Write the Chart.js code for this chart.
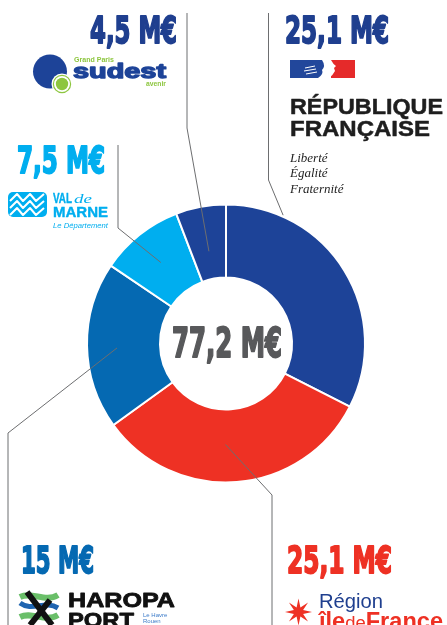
<!DOCTYPE html>
<html>
<head>
<meta charset="utf-8">
<script src="https://cdn.jsdelivr.net/npm/chart.js@4/dist/chart.umd.min.js"></script>
<style>
  html, body { margin: 0; padding: 0; background: #ffffff; }
  #c { display: block; }
</style>
</head>
<body>
<canvas id="c" width="447" height="625"></canvas>
<script>
// ---------- DATA ----------
const categories = ['République française (État)', 'Région Île-de-France', 'HAROPA PORT', 'Val-de-Marne', 'Grand Paris Sud Est Avenir'];
const amounts = [25.1, 25.1, 15, 7.5, 4.5];
const amountLabels = ['25,1 M€', '25,1 M€', '15 M€', '7,5 M€', '4,5 M€'];
const totalLabel = '77,2 M€';
const sliceColors = ['#1d4398', '#ee3124', '#0569b2', '#00aeef', '#1d4398'];
const labelColors = ['#1f3f8f', '#ee3124', '#0569b2', '#00aeef', '#1f3f8f'];

// ---------- LAYOUT (annotation placement only) ----------
const anchorAngleFrac = [0.205, 0.54, 0.48, 0.49, 0.5];
const anchorRadiusFrac = [1.02, 0.48, 0.59, 0.52, 0.38];
const leaderBends = [[268.5, 180], [272, 495], [8, 433], [118, 228], [187, 128]];
const leaderEnds = [[268.5, 13], [272, 625], [8, 625], [118, 145], [187, 13]];
const labelPos = [
  [285, 43, 104, 'left'],
  [287, 573, 105, 'left'],
  [21, 573, 73, 'left'],
  [17, 173, 88, 'left'],
  [177, 43, 87, 'right']
];

const NUM_FONT = "bold 37px 'DejaVu Sans Condensed', 'Liberation Sans Narrow', 'DejaVu Sans', sans-serif";
const SANS = "'Liberation Sans', Arial, sans-serif";

function fitText(ctx, text, x, baseline, font, width, align, color, strokeW) {
  ctx.save();
  ctx.font = font;
  const w = ctx.measureText(text).width;
  const s = width / w;
  const x0 = align === 'right' ? x - width : (align === 'center' ? x - width / 2 : x);
  ctx.translate(x0, baseline);
  ctx.scale(s, 1);
  ctx.textAlign = 'left';
  ctx.textBaseline = 'alphabetic';
  ctx.fillStyle = color;
  ctx.fillText(text, 0, 0);
  if (strokeW) {
    ctx.lineWidth = strokeW;
    ctx.strokeStyle = color;
    ctx.lineJoin = 'round';
    ctx.strokeText(text, 0, 0);
  }
  ctx.restore();
}

function drawSudest(ctx) {
  ctx.save();
  ctx.fillStyle = '#1d4398';
  ctx.beginPath(); ctx.arc(50, 71.5, 17, 0, Math.PI * 2); ctx.fill();
  ctx.fillStyle = '#ffffff';
  ctx.beginPath(); ctx.arc(62, 84, 10.5, 0, Math.PI * 2); ctx.fill();
  ctx.strokeStyle = '#8dc63f'; ctx.lineWidth = 1.2;
  ctx.beginPath(); ctx.arc(62, 84, 8.6, 0, Math.PI * 2); ctx.stroke();
  ctx.fillStyle = '#8dc63f';
  ctx.beginPath(); ctx.arc(62, 84, 6.2, 0, Math.PI * 2); ctx.fill();
  ctx.restore();
  fitText(ctx, 'Grand Paris', 74, 62, "bold 8px " + SANS, 40, 'left', '#8dc63f');
  fitText(ctx, 'sudest', 73, 78, "bold 21px " + SANS, 93, 'left', '#1d4398', 1.4);
  fitText(ctx, 'avenir', 166, 86, "bold 7px " + SANS, 20, 'right', '#8dc63f');
}

function drawRF(ctx) {
  ctx.save();
  ctx.fillStyle = '#22479b';
  ctx.fillRect(290, 60, 38, 18);
  ctx.fillStyle = '#e52a2a';
  ctx.fillRect(331, 60, 24, 18);
  ctx.fillStyle = '#ffffff';
  ctx.beginPath();
  ctx.moveTo(322, 60); ctx.lineTo(331, 60);
  ctx.quadraticCurveTo(333, 64, 336, 66);
  ctx.lineTo(334, 68); ctx.lineTo(335, 71);
  ctx.quadraticCurveTo(333, 75, 329, 78);
  ctx.lineTo(318, 78);
  ctx.quadraticCurveTo(324, 74, 322, 70);
  ctx.quadraticCurveTo(326, 66, 322, 60);
  ctx.fill();
  ctx.strokeStyle = '#ffffff'; ctx.lineWidth = 1;
  ctx.beginPath();
  ctx.moveTo(305, 68); ctx.lineTo(315, 66);
  ctx.moveTo(304, 71); ctx.lineTo(316, 69);
  ctx.moveTo(306, 74); ctx.lineTo(317, 72);
  ctx.stroke();
  ctx.restore();
  fitText(ctx, 'RÉPUBLIQUE', 290, 114, "bold 22px " + SANS, 153, 'left', '#1e1e1e', 0.5);
  fitText(ctx, 'FRANÇAISE', 290, 136, "bold 22px " + SANS, 140, 'left', '#1e1e1e', 0.5);
  ctx.save();
  ctx.fillStyle = '#1e1e1e';
  ctx.font = "italic 13px 'Liberation Serif', 'DejaVu Serif', serif";
  ctx.textAlign = 'left'; ctx.textBaseline = 'alphabetic';
  ctx.fillText('Liberté', 290, 162);
  ctx.fillText('Égalité', 290, 177);
  ctx.fillText('Fraternité', 290, 193);
  ctx.restore();
}

function drawVdM(ctx) {
  ctx.save();
  ctx.fillStyle = '#00aeef';
  ctx.beginPath();
  ctx.roundRect(8, 192, 39, 25, 5);
  ctx.fill();
  ctx.strokeStyle = '#ffffff'; ctx.lineWidth = 2; ctx.lineJoin = 'round';
  [197, 204, 211].forEach(function (y) {
    ctx.beginPath();
    ctx.moveTo(10, y + 4);
    ctx.lineTo(17, y - 3);
    ctx.lineTo(23, y + 4);
    ctx.lineTo(30, y - 3);
    ctx.lineTo(36, y + 4);
    ctx.lineTo(44, y - 3);
    ctx.stroke();
  });
  ctx.restore();
  fitText(ctx, 'VAL', 53, 203, "bold 14px " + SANS, 19, 'left', '#00aeef', 0.4);
  fitText(ctx, 'de', 74, 203, "italic 13px 'Liberation Serif', serif", 18, 'left', '#00aeef');
  fitText(ctx, 'MARNE', 53, 217, "bold 15px " + SANS, 55, 'left', '#00aeef', 0.4);
  fitText(ctx, 'Le Département', 53, 228, "italic 8px " + SANS, 55, 'left', '#00aeef');
}

function drawHaropa(ctx) {
  ctx.save();
  ctx.lineCap = 'butt';
  ctx.strokeStyle = '#6abf69'; ctx.lineWidth = 6;
  ctx.beginPath(); ctx.moveTo(20, 597); ctx.bezierCurveTo(32, 591, 45, 603, 58, 595); ctx.stroke();
  ctx.beginPath(); ctx.moveTo(20, 617); ctx.bezierCurveTo(32, 611, 45, 623, 58, 615); ctx.stroke();
  ctx.strokeStyle = '#1f64b0'; ctx.lineWidth = 5;
  ctx.beginPath(); ctx.moveTo(20, 603); ctx.bezierCurveTo(32, 612, 45, 600, 58, 608); ctx.stroke();
  ctx.strokeStyle = '#111111'; ctx.lineWidth = 6;
  ctx.beginPath(); ctx.moveTo(27, 592); ctx.lineTo(52, 625); ctx.stroke();
  ctx.beginPath(); ctx.moveTo(50, 600); ctx.lineTo(30, 625); ctx.stroke();
  ctx.restore();
  fitText(ctx, 'HAROPA', 68, 607, "bold 21px " + SANS, 107, 'left', '#111111', 0.8);
  fitText(ctx, 'PORT', 68, 627, "bold 21px " + SANS, 66, 'left', '#111111', 0.8);
  ctx.save();
  ctx.fillStyle = '#3d7cc9';
  ctx.font = "6px " + SANS;
  ctx.fillText('Le Havre', 143, 617);
  ctx.fillText('Rouen', 143, 623);
  ctx.fillText('Paris', 143, 629);
  ctx.restore();
}

function drawIdF(ctx) {
  ctx.save();
  ctx.fillStyle = '#ee3124';
  const cx = 298.5, cy = 612, ro = 13.5, ri = 5, n = 8;
  ctx.beginPath();
  for (let i = 0; i < n * 2; i++) {
    const r = i % 2 === 0 ? ro : ri;
    const a = -Math.PI / 2 + i * Math.PI / n;
    const px = cx + r * Math.cos(a), py = cy + r * Math.sin(a);
    if (i === 0) ctx.moveTo(px, py); else ctx.lineTo(px, py);
  }
  ctx.closePath(); ctx.fill();
  ctx.restore();
  fitText(ctx, 'Région', 319, 608, "21px " + SANS, 64, 'left', '#1f3f8f');
  ctx.save();
  ctx.fillStyle = '#ee3124';
  ctx.textBaseline = 'alphabetic';
  const parts = [['île', 'bold 23px ' + SANS], ['de', '18px ' + SANS], ['France', 'bold 23px ' + SANS]];
  let total = 0;
  parts.forEach(function (p) { ctx.font = p[1]; total += ctx.measureText(p[0]).width; });
  const s = 124 / total;
  ctx.translate(319, 629);
  ctx.scale(s, 1);
  let x = 0;
  parts.forEach(function (p) {
    ctx.font = p[1];
    ctx.fillText(p[0], x, 0);
    x += ctx.measureText(p[0]).width;
  });
  ctx.restore();
}

const annotations = {
  id: 'annotations',
  beforeDraw(chart) {
    const ctx = chart.ctx;
    ctx.save();
    ctx.fillStyle = '#ffffff';
    ctx.fillRect(0, 0, chart.width, chart.height);
    ctx.restore();
  },
  afterDatasetsDraw(chart) {
    const ctx = chart.ctx;
    const meta = chart.getDatasetMeta(0);
    ctx.save();
    ctx.strokeStyle = '#6d6e70';
    ctx.lineWidth = 1;
    meta.data.forEach(function (arc, i) {
      const p = arc.getProps(['x', 'y', 'startAngle', 'endAngle', 'innerRadius', 'outerRadius'], true);
      const a = p.startAngle + anchorAngleFrac[i] * (p.endAngle - p.startAngle);
      const r = p.innerRadius + anchorRadiusFrac[i] * (p.outerRadius - p.innerRadius);
      const ax = p.x + r * Math.cos(a), ay = p.y + r * Math.sin(a);
      ctx.beginPath();
      ctx.moveTo(ax, ay);
      ctx.lineTo(leaderBends[i][0], leaderBends[i][1]);
      ctx.lineTo(leaderEnds[i][0], leaderEnds[i][1]);
      ctx.stroke();
    });
    ctx.restore();
    amountLabels.forEach(function (t, i) {
      const lp = labelPos[i];
      fitText(ctx, t, lp[0], lp[1], NUM_FONT, lp[2], lp[3], labelColors[i], 1.8);
    });
    const c = meta.data[0];
    fitText(ctx, totalLabel, c.x + 1, c.y + 13.5, "bold 40px 'DejaVu Sans Condensed', 'Liberation Sans Narrow', 'DejaVu Sans', sans-serif", 110, 'center', '#58595b', 1.8);
    drawSudest(ctx);
    drawRF(ctx);
    drawVdM(ctx);
    drawHaropa(ctx);
    drawIdF(ctx);
  }
};

new Chart(document.getElementById('c'), {
  type: 'doughnut',
  data: {
    labels: categories,
    datasets: [{
      data: amounts,
      backgroundColor: sliceColors,
      borderColor: '#ffffff',
      borderWidth: 2,
      radius: 139,
      cutout: '47.5%'
    }]
  },
  options: {
    responsive: false,
    animation: false,
    events: [],
    layout: { padding: { left: 88, right: 83, top: 205, bottom: 143 } },
    plugins: { legend: { display: false }, tooltip: { enabled: false } }
  },
  plugins: [annotations]
});
</script>
</body>
</html>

§ To be done: The lines from the top of the data above through the one holding "['#1f3f8f', '#ee3124', '#0569b2', '#00aeef', '#1f3f8f'];" are to be repeated exactly, and only those, with no pictures.

§ Expected output:
Write the Chart.js code for this chart.
<!DOCTYPE html>
<html>
<head>
<meta charset="utf-8">
<script src="https://cdn.jsdelivr.net/npm/chart.js@4/dist/chart.umd.min.js"></script>
<style>
  html, body { margin: 0; padding: 0; background: #ffffff; }
  #c { display: block; }
</style>
</head>
<body>
<canvas id="c" width="447" height="625"></canvas>
<script>
// ---------- DATA ----------
const categories = ['République française (État)', 'Région Île-de-France', 'HAROPA PORT', 'Val-de-Marne', 'Grand Paris Sud Est Avenir'];
const amounts = [25.1, 25.1, 15, 7.5, 4.5];
const amountLabels = ['25,1 M€', '25,1 M€', '15 M€', '7,5 M€', '4,5 M€'];
const totalLabel = '77,2 M€';
const sliceColors = ['#1d4398', '#ee3124', '#0569b2', '#00aeef', '#1d4398'];
const labelColors = ['#1f3f8f', '#ee3124', '#0569b2', '#00aeef', '#1f3f8f'];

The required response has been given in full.